9. Побуждаемый как твоими благодеяниями, так и любовью к тебе, советую тебе приложить все заботы и настойчивость для достижения всей славы, стремлением к которой ты был воспламенен с детства, а встретив несправедливость с чьей-либо стороны, никогда не склоняться своим великим духом, чем я всегда восхищался и что всегда любил. Высокого мнения о тебе люди, высоко ценят твою щедрость23, с глубоким уважением вспоминают о твоем консульстве. Ты, конечно, видишь, насколько все это станет более ярким и прославленным, когда от твоего управления провинцией и начальствования над войском прибавится некоторая слава. Впрочем, я хочу, чтобы, совершая то, что надлежит совершить при помощи войска и военной власти, ты предварительно долго размышлял над этим, готовился к этому, обдумывал это, упражнял себя для этого и считал, что ты можешь очень легко занять высшую и самую почетную ступень в государстве (так как ты всегда надеялся на это, то не сомневаюсь, что, достигнув, поймешь).
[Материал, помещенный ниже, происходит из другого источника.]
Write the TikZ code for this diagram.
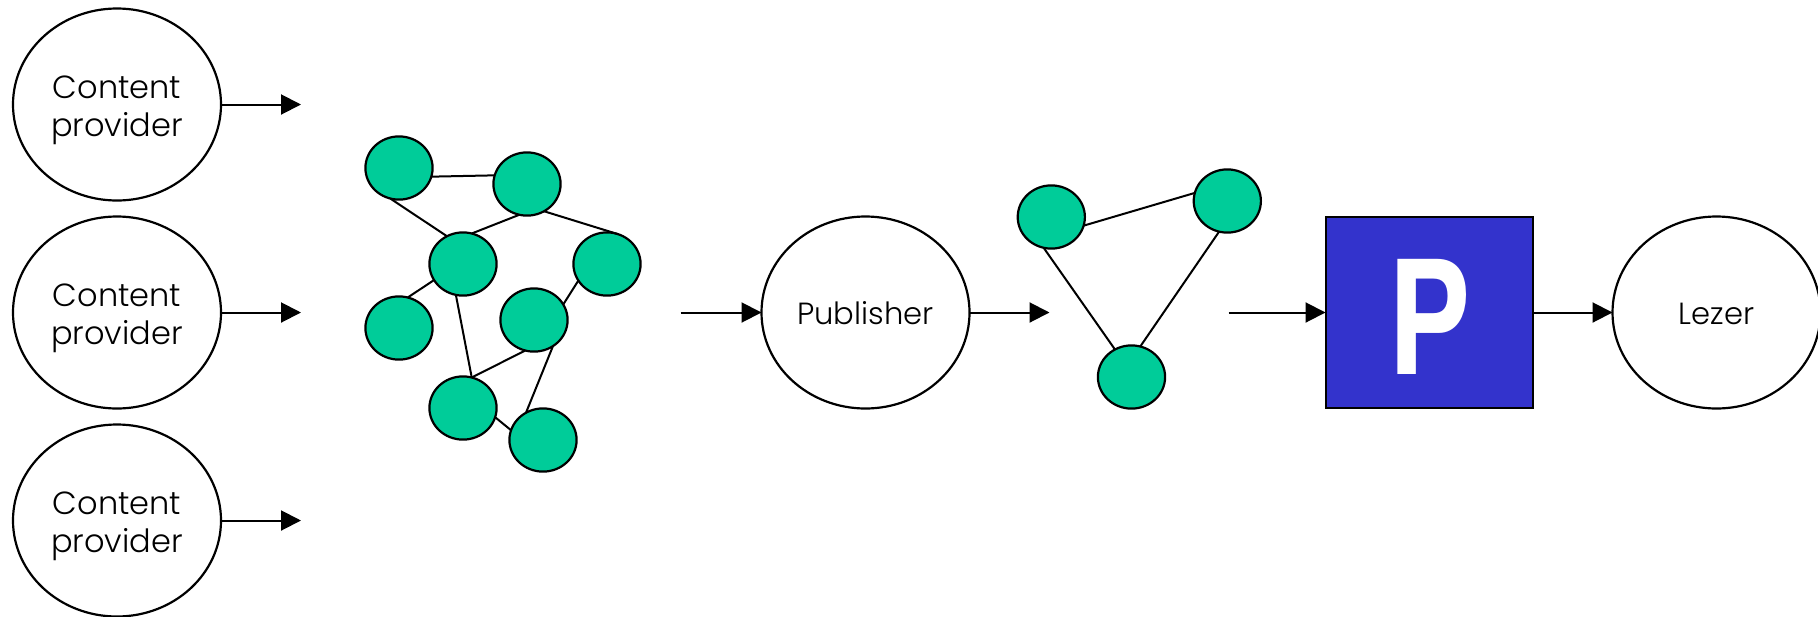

А для того, чтобы мои советы не показались тебе пустыми или необоснованными, скажу, что меня побудило желание напомнить тебе, на основании наших общих испытаний, о том, что́ в течение всей своей остальной жизни ты должен взвешивать, кому верить и кого остерегаться.
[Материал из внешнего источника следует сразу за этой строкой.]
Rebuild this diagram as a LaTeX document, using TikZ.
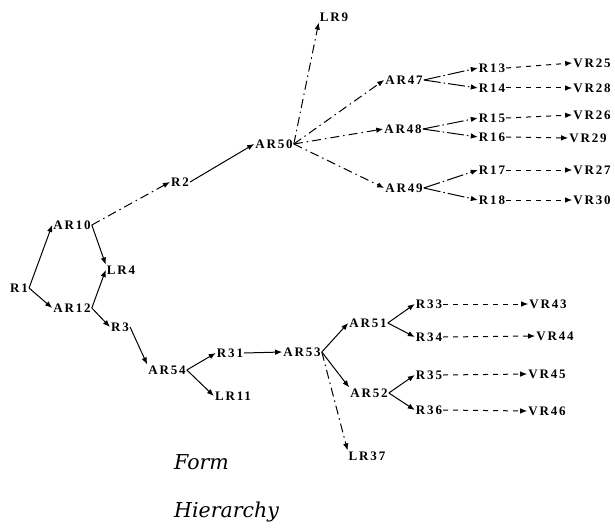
\documentclass[tikz,border=0pt]{standalone}
\usepackage{fontspec}
\newfontfamily\lblfont[LetterSpace=14]{Liberation Serif}
\newfontfamily\capfont{DejaVu Serif}
\usetikzlibrary{arrows.meta}
\begin{document}
\begin{tikzpicture}[x=1pt,y=-1pt,>={Latex[length=7pt,width=5.5pt]}]
\tikzstyle{every node}=[font=\lblfont\bfseries\fontsize{13}{14}\selectfont,inner sep=1pt];
\tikzstyle{arc}=[->,line width=1pt]
\tikzstyle{alt}=[->,line width=1pt,dash pattern=on 9pt off 4pt on 1.5pt off 4pt]
\tikzstyle{fork}=[->,line width=1pt,dash pattern=on 17pt off 3pt on 1.5pt off 3pt]
\tikzstyle{val}=[->,line width=1pt,dash pattern=on 5pt off 5pt]
\tikzstyle{caption}=[font=\capfont\itshape\fontsize{20.5}{24}\selectfont,anchor=west]
\useasboundingbox (0,0) rectangle (615,532);
\path (19,288) node (R1) {R1}
 (72,225) node (AR10) {AR10}
 (72,308) node (AR12) {AR12}
 (121,270) node (LR4) {LR4}
 (120,327) node (R3) {R3}
 (167,370) node (AR54) {AR54}
 (230,353) node (R31) {R31}
 (233,396) node (LR11) {LR11}
 (302,352) node (AR53) {AR53}
 (368,323) node (AR51) {AR51}
 (369,393) node (AR52) {AR52}
 (367,456) node (LR37) {LR37}
 (180,182) node (R2) {R2}
 (274,144) node (AR50) {AR50}
 (334,17) node (LR9) {LR9}
 (404,80) node (AR47) {AR47}
 (403,129) node (AR48) {AR48}
 (404,188) node (AR49) {AR49};
\foreach \n/\y in {33/304,34/337,35/375,36/410}
 \path (429,\y) node (R\n) {R\n};
\foreach \n/\x/\y in {43/548/304,44/555/336,45/547/374,46/547/411}
 \path (\x,\y) node (VR\n) {VR\n};
\foreach \n/\y in {13/68,14/88,15/118,16/137,17/170,18/200}
 \path (492,\y) node (R\n) {R\n};
\foreach \n/\x/\y in {25/592/63,28/592/88,26/592/115,29/588/138,27/592/170,30/592/200}
 \path (\x,\y) node (VR\n) {VR\n};
\path (173,462) node[caption] (form) {Form}
 (173,512) node[caption] (hier) {Hierarchy};
\foreach \a/\b in {R1/AR10.west,R1/AR12.west,AR10/LR4.north west,AR12/LR4.west,
 AR12/R3.west,R3/AR54.north west,AR54/R31.west,AR54/LR11.west,R31/AR53.west,
 R2/AR50.west,AR53/AR51.west,AR53/AR52.north west,AR51/R33.west,AR51/R34.west,
 AR52/R35.west,AR52/R36.west}
 \draw[arc] (\a.east) -- (\b);
\foreach \a/\b in {AR10/R2.west,AR50/LR9.south west,AR50/AR47.west,AR50/AR48.west,
 AR50/AR49.west,AR53/LR37.north west}
 \draw[alt] (\a.east) -- (\b);
\foreach \a/\b in {AR47/R13,AR47/R14,AR48/R15,AR48/R16,AR49/R17,AR49/R18}
 \draw[fork] (\a.east) -- (\b.west);
\foreach \a/\b in {R13/VR25,R14/VR28,R15/VR26,R16/VR29,R17/VR27,R18/VR30,
 R33/VR43,R34/VR44,R35/VR45,R36/VR46}
 \draw[val] (\a.east) -- (\b.west);
\end{tikzpicture}
\end{document}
10. Ты пишешь о своем желании знать, каково положение государства. Разногласия чрезвычайно велики, но борьба неравная, ибо те, кто сильнее средствами, оружием и могуществом24, добились успеха, мне кажется, вследствие глупости и непостоянства противников25, так что теперь они уже сильнее и своим авторитетом. Поэтому, при сопротивлении очень немногих, они добились через сенат всего, чего они не рассчитывали достигнуть даже при помощи народа, не вызвав волнений: и жалование Цезарю отпущено, и назначены десять легатов, и без труда решено, что его не сменят — согласно Семпрониеву закону26. Об этом я пишу тебе более кратко, так как это положение государства не радует меня. Однако я пишу, чтобы посоветовать тебе усвоить, не пострадав, то, что я, с детства посвятивший себя всяческим наукам, однако познал более на опыте, нежели путем изучения: мы не должны стремиться ни сохранить свою безопасность без достоинства, ни достоинство без безопасности.
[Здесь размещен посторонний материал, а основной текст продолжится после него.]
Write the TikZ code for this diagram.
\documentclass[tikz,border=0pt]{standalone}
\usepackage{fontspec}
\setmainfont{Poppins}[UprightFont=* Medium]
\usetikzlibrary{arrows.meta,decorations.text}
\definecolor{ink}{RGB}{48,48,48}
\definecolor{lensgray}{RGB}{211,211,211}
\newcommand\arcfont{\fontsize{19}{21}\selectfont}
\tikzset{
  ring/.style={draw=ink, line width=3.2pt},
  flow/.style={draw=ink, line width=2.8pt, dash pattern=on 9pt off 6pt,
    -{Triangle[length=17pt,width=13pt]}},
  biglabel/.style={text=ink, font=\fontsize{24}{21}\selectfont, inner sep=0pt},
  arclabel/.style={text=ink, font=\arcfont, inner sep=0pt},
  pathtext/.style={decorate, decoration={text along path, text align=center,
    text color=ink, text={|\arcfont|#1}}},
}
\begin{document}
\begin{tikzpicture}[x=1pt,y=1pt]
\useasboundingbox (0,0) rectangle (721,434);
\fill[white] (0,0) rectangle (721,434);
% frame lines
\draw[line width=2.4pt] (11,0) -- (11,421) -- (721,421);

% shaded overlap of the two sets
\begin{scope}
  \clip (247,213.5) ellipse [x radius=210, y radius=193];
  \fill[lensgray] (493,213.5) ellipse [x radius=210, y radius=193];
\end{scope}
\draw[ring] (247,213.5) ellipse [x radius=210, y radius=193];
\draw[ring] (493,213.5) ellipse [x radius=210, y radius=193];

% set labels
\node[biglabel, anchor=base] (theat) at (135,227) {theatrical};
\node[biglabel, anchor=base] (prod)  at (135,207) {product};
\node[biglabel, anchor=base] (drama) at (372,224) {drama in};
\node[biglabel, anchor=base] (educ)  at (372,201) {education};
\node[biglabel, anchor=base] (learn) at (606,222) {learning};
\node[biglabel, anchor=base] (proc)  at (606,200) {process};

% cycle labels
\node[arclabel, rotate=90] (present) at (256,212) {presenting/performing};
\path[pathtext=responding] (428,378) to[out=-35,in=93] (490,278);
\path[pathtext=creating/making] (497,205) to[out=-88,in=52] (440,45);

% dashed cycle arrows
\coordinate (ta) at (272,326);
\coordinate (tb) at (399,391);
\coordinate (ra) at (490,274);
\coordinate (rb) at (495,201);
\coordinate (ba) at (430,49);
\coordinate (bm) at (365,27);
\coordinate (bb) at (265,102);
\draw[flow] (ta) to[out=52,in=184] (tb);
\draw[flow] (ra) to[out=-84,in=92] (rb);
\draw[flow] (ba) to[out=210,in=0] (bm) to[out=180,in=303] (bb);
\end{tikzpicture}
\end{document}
11. Что касается твоих поздравлений по поводу моей дочери и Крассипеда, то я чувствую твою доброту и надеюсь и хочу, чтобы этот союз принес нам радость. Старайся обучить нашего Лентула27, юношу, подающего исключительные надежды и обладающего высшей доблестью, как прочим искусствам, которыми ты сам всегда ревностно занимался, так прежде всего умению подражать тебе; ведь лучшего способа обучения не найти. И потому, что это твой сын, и потому, что он достоин тебя, и потому, что он любит и всегда любил меня, я люблю его среди первых, и он дорог мне.